For Blackwell, the internships have proven an “excellent” experience. Of the past interns, he says, “They related very easily with the local culture, and their energy and enthusiasm promoted new ideas and inspiration.” He has already hired two EARTH graduates, Luis Rojas (‘11, Costa Rica) and Gustavo Díaz (‘07, Costa Rica) to work in permanent positions at Pentrepant.
This year, three new interns will have a turn to demonstrate what EARTH has taught them: Kenneth Navarro (‘13, Costa Rica), Christian Barrera (‘13, Costa Rica) and Lynhe Desmeyeux (‘13, Haiti). They will be working in the areas of animal production, crops and carbon neutrality.
Additionally, thanks to Chris Blackwell’s support, as well as that of Chairman of the EARTH University Foundation Board of Trustees Mark Ohrstrom, EARTH this year welcomed its first two Jamaican students, Tresha Shanece Samuels and Kevaughn Bonner. Both express gratitude for the opportunity.
“I never thought I would leave my country. It is a really great opportunity that I would like to make the most of,” Tresha affirms. “My intention is to return to Jamaica and share my knowledge about agriculture. I don’t know how I can repay Mr. Blackwell for what he has done for us – it is extraordinary.”
Blackwell offers housing both to EARTH graduates working for him and to EARTH interns. In this way, he is helping young leaders of change to shape Jamaica’s future in a positive way.
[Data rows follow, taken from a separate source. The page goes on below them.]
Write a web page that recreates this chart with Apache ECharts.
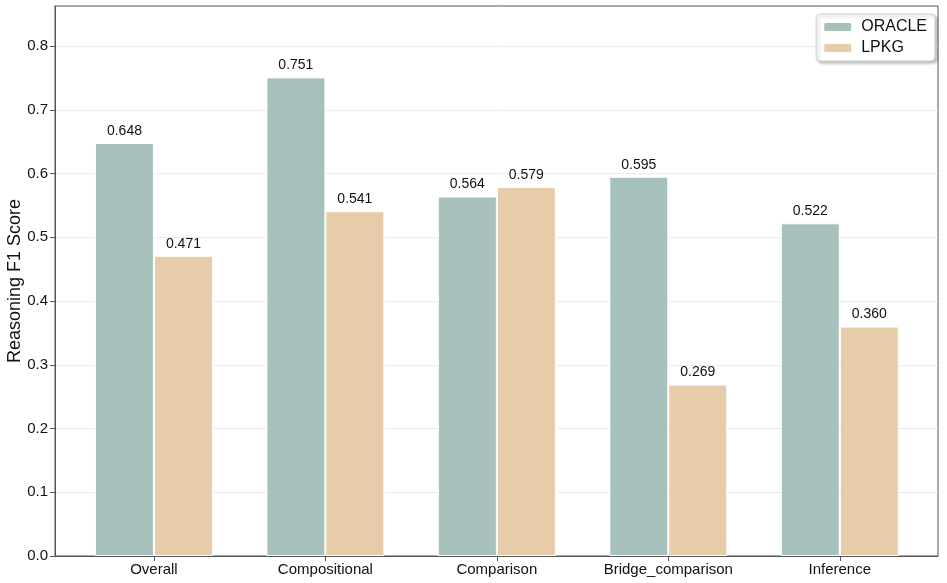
<!DOCTYPE html>
<html>
<head>
<meta charset="utf-8">
<script src="https://cdn.jsdelivr.net/npm/echarts@6/dist/echarts.min.js"></script>
<style>html,body{margin:0;padding:0;background:#fff;}#c{width:947px;height:583px;}</style>
</head>
<body>
<div id="c"></div>
<script>
const categories = ['Overall', 'Compositional', 'Comparison', 'Bridge_comparison', 'Inference'];
const oracleValues = [0.648, 0.751, 0.564, 0.595, 0.522];
const lpkgValues = [0.471, 0.541, 0.579, 0.269, 0.360];
const yTicks = [0, 0.1, 0.2, 0.3, 0.4, 0.5, 0.6, 0.7, 0.8];

const chart = echarts.init(document.getElementById('c'), null, {renderer: 'canvas'});
const font = 'Liberation Sans, Arial, sans-serif';
const idx = categories.map((_, i) => i);

chart.setOption({
  animation: false,
  backgroundColor: '#fff',
  grid: {left: 55, right: 9, top: 6, bottom: 27, show: true, borderColor: '#555', borderWidth: 1, containLabel: false, outerBoundsMode: 'none'},
  legend: {
    orient: 'vertical', right: 12, top: 14,
    itemWidth: 29, itemHeight: 10, itemGap: 5,
    padding: [5, 8, 5, 6],
    backgroundColor: '#fff', borderColor: '#d0d0d0', borderWidth: 1, borderRadius: 4,
    shadowColor: 'rgba(0,0,0,0.25)', shadowBlur: 3, shadowOffsetX: 2, shadowOffsetY: 2,
    textStyle: {fontFamily: font, fontSize: 16, color: '#111', padding: [0, 0, 0, 4]},
    data: ['ORACLE', 'LPKG']
  },
  xAxis: {
    type: 'value', min: -0.577, max: 4.573,
    splitLine: {show: false},
    axisLine: {show: true, onZero: false, lineStyle: {color: '#555'}},
    axisTick: {show: true, customValues: idx, length: 5, lineStyle: {color: '#555'}},
    axisLabel: {customValues: idx, formatter: v => categories[Math.round(v)], fontFamily: font, fontSize: 15, color: '#111', margin: 6}
  },
  yAxis: {
    type: 'value', min: 0, max: 0.863, interval: 0.1,
    name: 'Reasoning F1 Score', nameLocation: 'middle', nameGap: 31, nameMoveOverlap: false,
    nameTextStyle: {fontFamily: font, fontSize: 18, color: '#111'},
    axisLine: {show: true, onZero: false, lineStyle: {color: '#555'}},
    axisTick: {show: true, customValues: yTicks, length: 5, lineStyle: {color: '#555'}},
    axisLabel: {customValues: yTicks, formatter: v => v.toFixed(1), fontFamily: font, fontSize: 15, color: '#111', margin: 7},
    splitLine: {show: true, lineStyle: {color: '#ececec', width: 1}}
  },
  series: [
    {
      name: 'ORACLE', type: 'bar', barWidth: 59, barGap: '0%',
      data: oracleValues.map((v, i) => [i, v]),
      itemStyle: {color: '#a6c0bb', borderColor: '#fff', borderWidth: 1},
      label: {show: true, position: 'top', distance: 5, formatter: p => p.value[1].toFixed(3), fontFamily: font, fontSize: 14, color: '#111'}
    },
    {
      name: 'LPKG', type: 'bar', barWidth: 59, barGap: '0%',
      data: lpkgValues.map((v, i) => [i, v]),
      itemStyle: {color: '#e7cca9', borderColor: '#fff', borderWidth: 1},
      label: {show: true, position: 'top', distance: 5, formatter: p => p.value[1].toFixed(3), fontFamily: font, fontSize: 14, color: '#111'}
    }
  ]
});
</script>
</body>
</html>
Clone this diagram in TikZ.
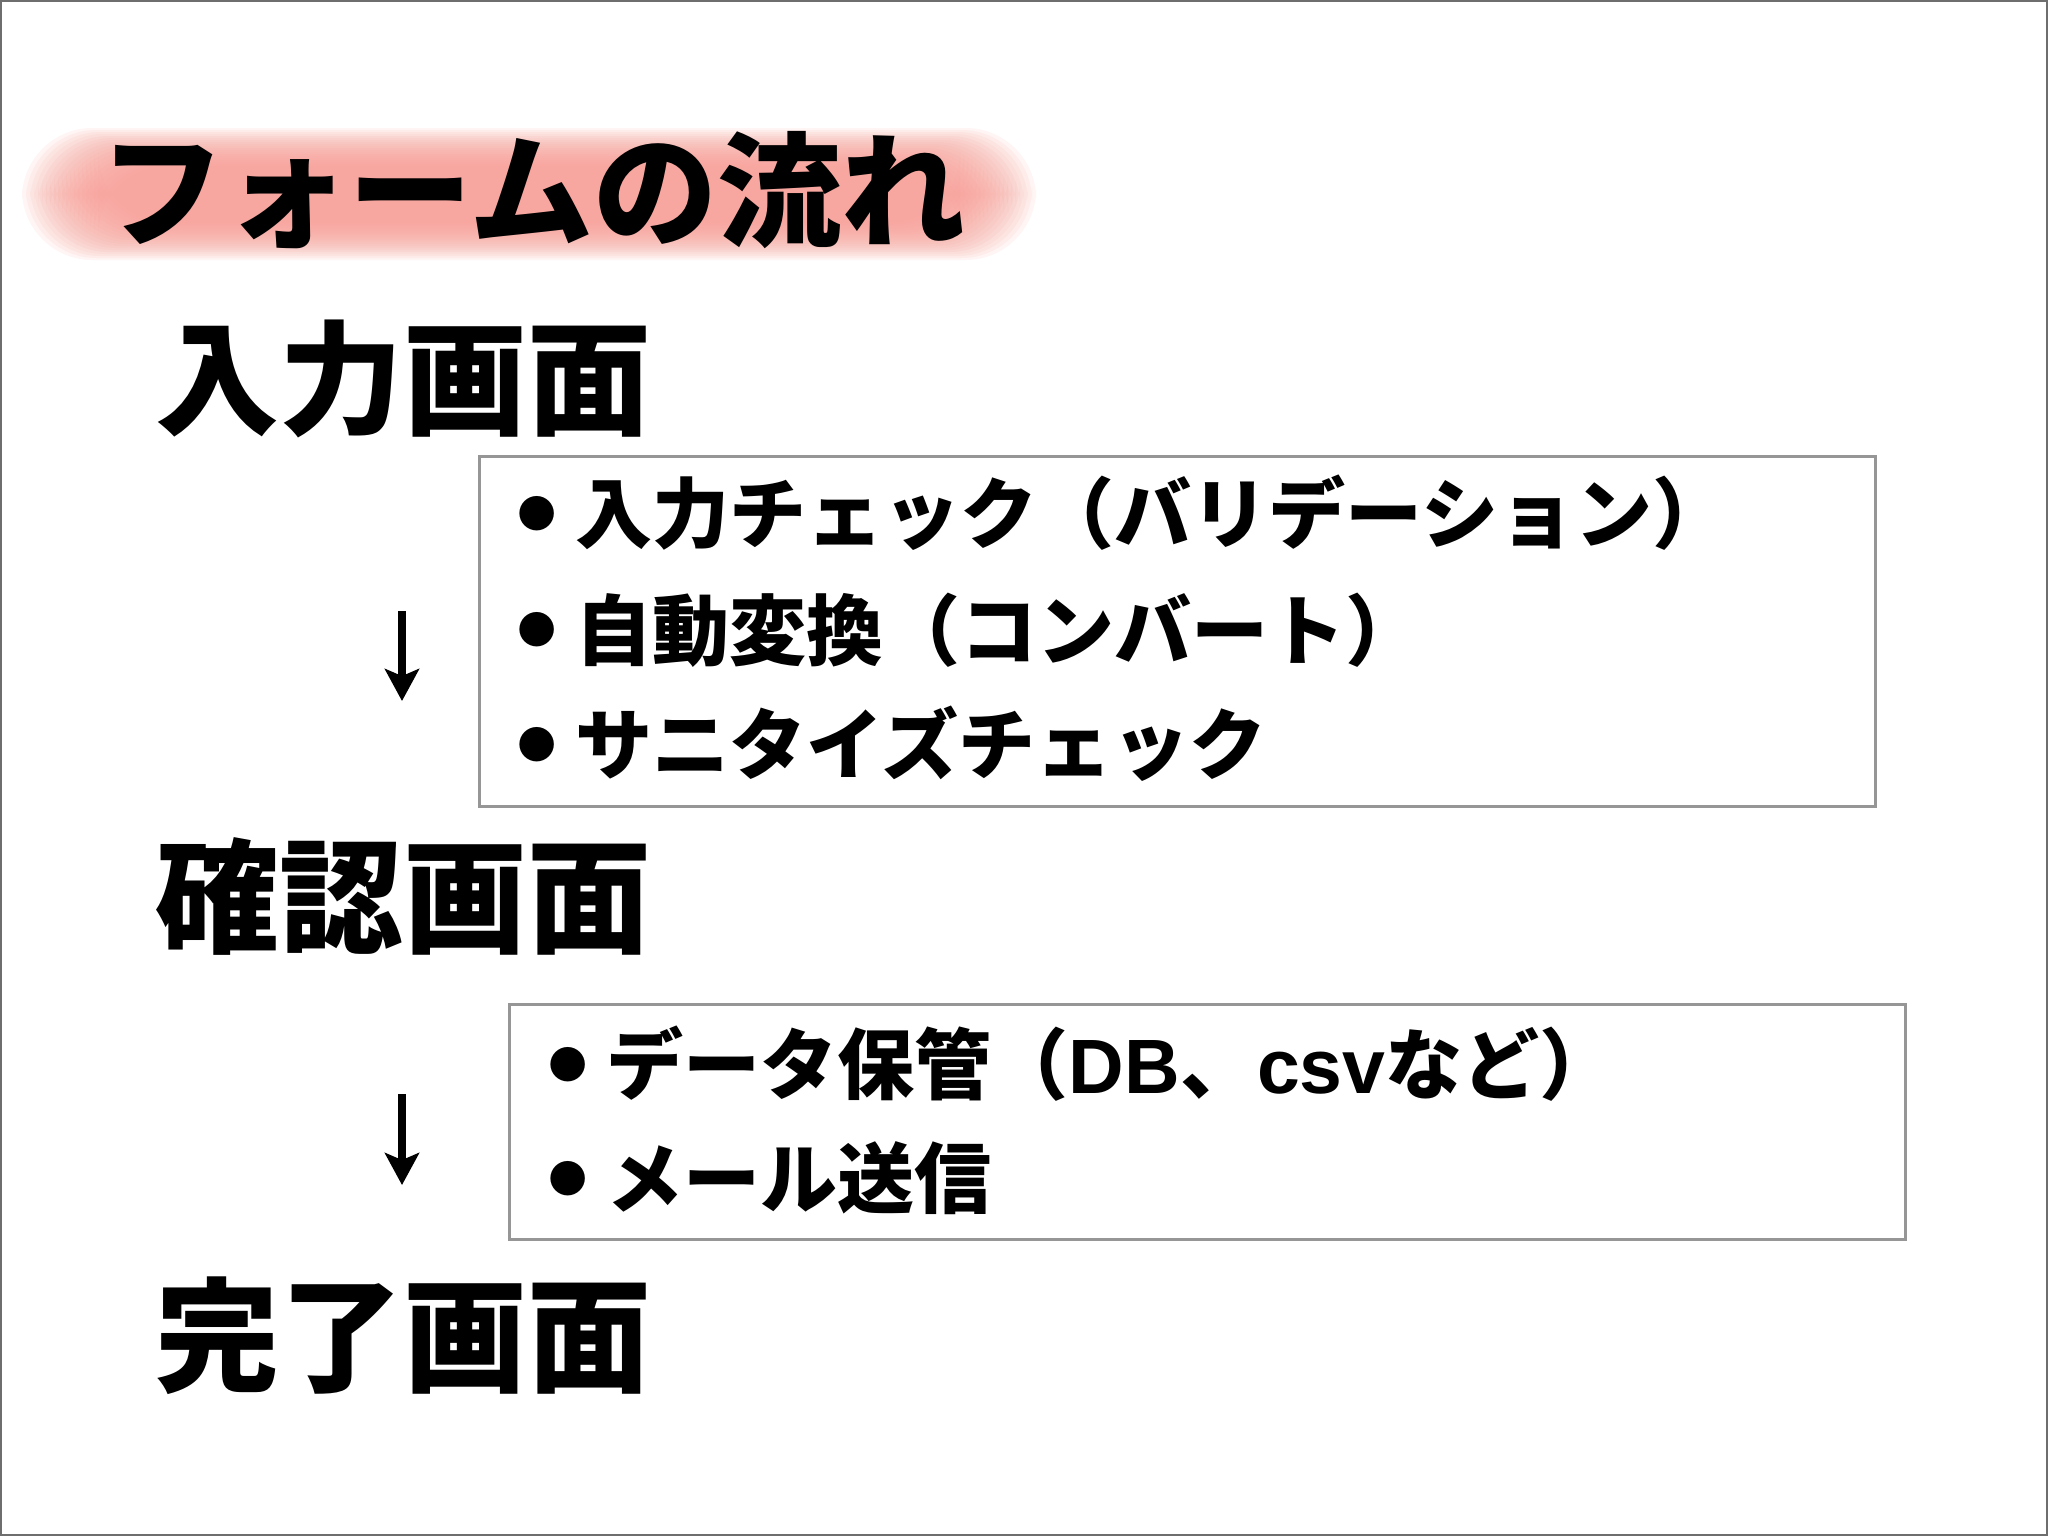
\documentclass[tikz,border=0pt]{standalone}
\usepackage{fontspec}
\newfontfamily\jpfont{Noto Sans CJK JP Black}
\newfontfamily\latinbold{Liberation Sans Bold}
\usetikzlibrary{arrows.meta}
\definecolor{bandpink}{RGB}{248,160,152}
\definecolor{boxgray}{RGB}{150,150,150}
\definecolor{framegray}{RGB}{110,110,110}
\newcommand{\bul}{\makebox[1em]{\raisebox{-0.23em}[0pt][0pt]{\scalebox{1.6}{・}}}}
\tikzset{
  heading/.style={anchor=west,inner sep=0pt,font=\jpfont\fontsize{35.2pt}{40pt}\selectfont},
  titletext/.style={anchor=west,inner sep=0pt,font=\jpfont\fontsize{35.3pt}{40pt}\selectfont},
  itemtext/.style={anchor=west,inner sep=0pt,font=\jpfont\fontsize{21.9pt}{26pt}\selectfont},
  itembox/.style={draw=boxgray,line width=0.8pt,anchor=north west,inner sep=0pt,minimum width=13.95cm},
  flowarrow/.style={line width=2pt,-{Stealth[length=9.1pt,width=9.7pt,inset=2pt]}}
}
\begin{document}
\begin{tikzpicture}[x=0.01cm,y=-0.01cm]
\useasboundingbox (0,0) rectangle (2048,1536);
\fill[white] (0,0) rectangle (2048,1536);
\draw[framegray,line width=0.6pt] (1,1) rectangle (2047,1535);
% blurred pink band behind the title
\foreach \i in {0,...,19}{
  \fill[bandpink,opacity=0.1,rounded corners=20] (22+\i*4,128+\i*2) rectangle (1036-\i*4,260-\i*2);
}
\node[titletext] (title) at (100,190) {フォームの流れ};
% headings
\node[heading] (s1) at (155,379) {入力画面};
\node[heading] (s2) at (155,896) {確認画面};
\node[heading] (s3) at (155,1336) {完了画面};
% box 1
\node[itembox,minimum height=3.5cm] (b1) at (478,455) {};
\node[itemtext] (b1l1) at (498,513) {\bul 入力チェック（バリデーション）};
\node[itemtext] (b1l2) at (498,630) {\bul 自動変換（コンバート）};
\node[itemtext] (b1l3) at (498,744) {\bul サニタイズチェック};
% box 2
\node[itembox,minimum height=2.35cm] (b2) at (508,1003) {};
\node[itemtext] (b2l1) at (529,1064) {\bul データ保管（{\latinbold DB}、{\latinbold csv}など）};
\node[itemtext] (b2l2) at (529,1178) {\bul メール送信};
% arrows
\coordinate (a1s) at (402,611);
\coordinate (a1e) at (402,701);
\coordinate (a2s) at (402,1094);
\coordinate (a2e) at (402,1185);
\draw[flowarrow] (a1s) -- (a1e);
\draw[flowarrow] (a2s) -- (a2e);
\end{tikzpicture}
\end{document}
“I obviously am really hopeful they come back to Jamaica,” Blackwell remarks about his hopes for Tresha and Kevaughn. “Their knowledge and talent will be so precious in the further development of Jamaica’s agriculture, which in my opinion is the most valuable asset we have.”
We warmly thank Chris, Mark and our many other supporters for joining us in preparing young leaders.